On the other hand, convictions are not ever fully disguisable, which is one reason the entries are initialled. I consider myself a centrist with a huge antipathy to authority; in American terms, however, I recognize some of the attitudes I hold, which are ingrained into my whole recognition of the world, could be understood, legitimately enough, as left-oriented.

But this is not to admit that I, or others in the project, "denigrate" the right. I don't have a religious or proselytizing sense of politics. Terms like "denigration," I think, apply to a different mindset than that exposed in the broad-church enterprise of the Encyclopedia.




Question
A critic is, obviously, foremost a reader. What type of reader are you? How do you find your reading experience different from other people?
--Patrick O'Leary, Patri10629@aol.com

Answer
I think it's a spectrum; and I think that all readers co-create the works they intersect. Reading is a form of creation. Reading as a critic -- for me, at least -- is a heightened form of normal reading, during the process of which I try consciously to co-create, through my own metaphors of understanding, the text being encountered. Because I'm very conscious of this, I think my reviews may in turn have a seductive/invasive timbre which is unusual. But this, again, is a question of degree. What I do as a critic is what I do, more relaxedly, as a reader; and it is what everybody does. Willy nilly, we are all makers.


Question
There is a huge volume of literature present in The Illustrated Encyclopedia. What percentage have you actually read?
--David Rabuka, dir124@mail.usask.ca

Answer
There's reading and reading, and reading about. I've been reading constantly in the field for over 40 years, and half the time, with older books, don't quite know whether it's the original reading, or my subsequent reading about the books, that primarily governs any one response or presentation. So. In some sense, I know most of the books in the Illustrated ncyclopedia -- which I like to call the Illustrated Companion, to distinguish it from the other, totally unconnected book. The percentage I've literally read is somewhere, I'd guess, about 40/60 percent. I think...


Question
Why does the Illustrated Encyclopedia so badly shortchange Babylon 5, just tossing it off as a clone of Deep Space Nine?
--Kate O'Hare, TMSKate@va.pubnix.com

Answer
Careless viewing and stupidity. If we do a new edition of the book, the section will be rewritten.


Question
Where do you see the genre of science fiction headed toward as we approach the next millennium?
--Matthew Holcomb, holcombm@ocean.com.au

Answer

I've written a lot about this, and don't want to garble through careless repetition what I've tried to suggest. In the book of my reviews and essays Don Keller of Serconia Press published this year (it's called Look at the Evidence: Essays and Reviews), I suggested in the second piece there that, over the last few decades, SF has begun to lose its profound attachment to the old set of Fables of the First World: Tales whose protagonist, usually human, represents the dominant species in the venue being described, the species which knows how to get to the future.

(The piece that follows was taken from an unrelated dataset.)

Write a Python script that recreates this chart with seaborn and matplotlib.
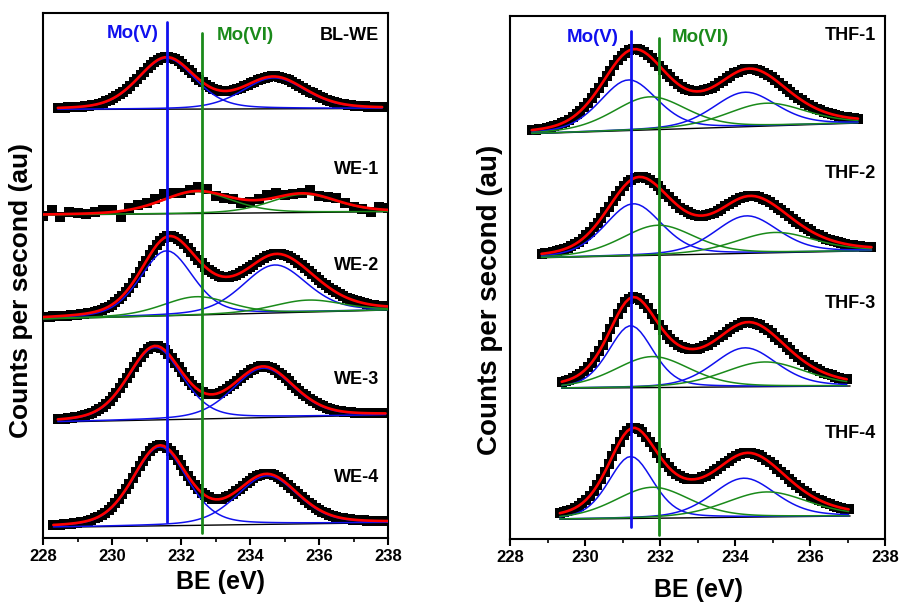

I think that SF stories today are more and more beginning to sound like Fables of the Third World: Stories whose protagonists, often human, represent cultures which have been colonized by the future. The future may come in the form of aliens, or the catnip nirvana of cyberspace, or as AIs, or as bio-engineered transformations of our own species: but whatever it touches, it subverts. SF stories of this sort can -- depressingly -- read rather like manuals designed to train Polynesians in the art of begging for Cargo; but they can also generate a sense of celebration of the worlds beyond worlds beyond our species' narrow path.

To use another phrase, SF is turning into Exogamy Fables. And let us hope we find some wisdom somewhere. Soon.